While not a definitive breakthrough, the roadmap could give a boost to technical talks that were dragging on.
The main proposal is a three-stage process to help Greece manage its debt in the short, medium and long term.
Measures such as longer grace and payment periods or capping interest rates and annual payments could be taken to reduce the cost for Greece of repaying its debt.
But Greece will have to implement the reforms required in the three-year bailout programme.
Debt relief is a Greek demand but also an IMF requirement to stay in the bailout, because it believes that without relief the Greek debt would not be sustainable and the bailout would be useless.
'Great relief'
According to an assessment presented to ministers by the ESM, the eurozone's emergency fund, Greek debt could fall to 62.8 percent of GDP by 2060 under an optimistic scenario, but it could also go up to 258.3 percent of GDP under a pessimistic scenario.
The latest figures by the European Commission suggest Greek debt is standing at 182.8 percent in 2016. The average debt in the eurozone is expected to be 92.2 percent this year.
EU, Greek and IMF experts were tasked by the ministers to come up with concrete proposal before the 24 May Eurogroup
"It is a great relief," Tsakalotos said, adding that Greek consumers and investors needed a long term clarity to "start making decisions on the long term".
The two other parts of the deal ministers hope to reach on 24 May concern Greek reforms.
The first part consists of measures required by Greece's creditors to conclude the first review of the bailout programme.
A day after the Greek parliament adopted two bills to reform pensions and the income tax system, the Eurogroup said the move "paves the way" to the conclusion of the review.
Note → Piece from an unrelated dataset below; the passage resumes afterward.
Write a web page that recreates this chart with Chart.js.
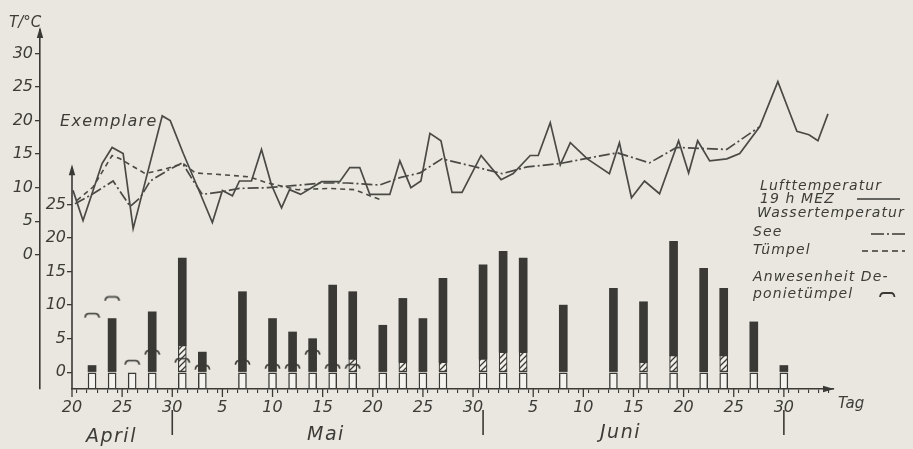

An agreement on the review will trigger the disbursement of €5 billion or more.
The Greek government still has to take measures on public sector wages, implement a strategy agreed last year to help Greek banks recover loans that have not been repaid and establish a privatisation fund.
Jigsaw
The second part is the adoption of so-called contingency measures, a package Greece would have to implement if its finances went off track between now and 2018.
The finance ministers agreed that rather than adopting specific measures now, the Greek government would establish a mechanism to trigger emergency spending cuts followed by structural reforms.
In practice, if Eurostat figures suggested Greece was not doing well enough, the Greek president would issue a decree to decide "across-the-board cuts excluding very sensitive items such as defence or unemployment benefits", Tsakalotos explained.
Then more measures would be included in the regular annual budget proposal.
"The mechanism fulfils the criteria: it is objective, legislated up-front, credible and automatic," Moscovici said.
Tsakalotos said he hoped the "three pieces of the jigsaw" would come together on 24 May to allow the disbursement of a new tranche of aid.
But much discussion will be needed in the coming two weeks, especially to work out a debt relief roadmap that satisfies both the IMF and sceptical countries like Germany.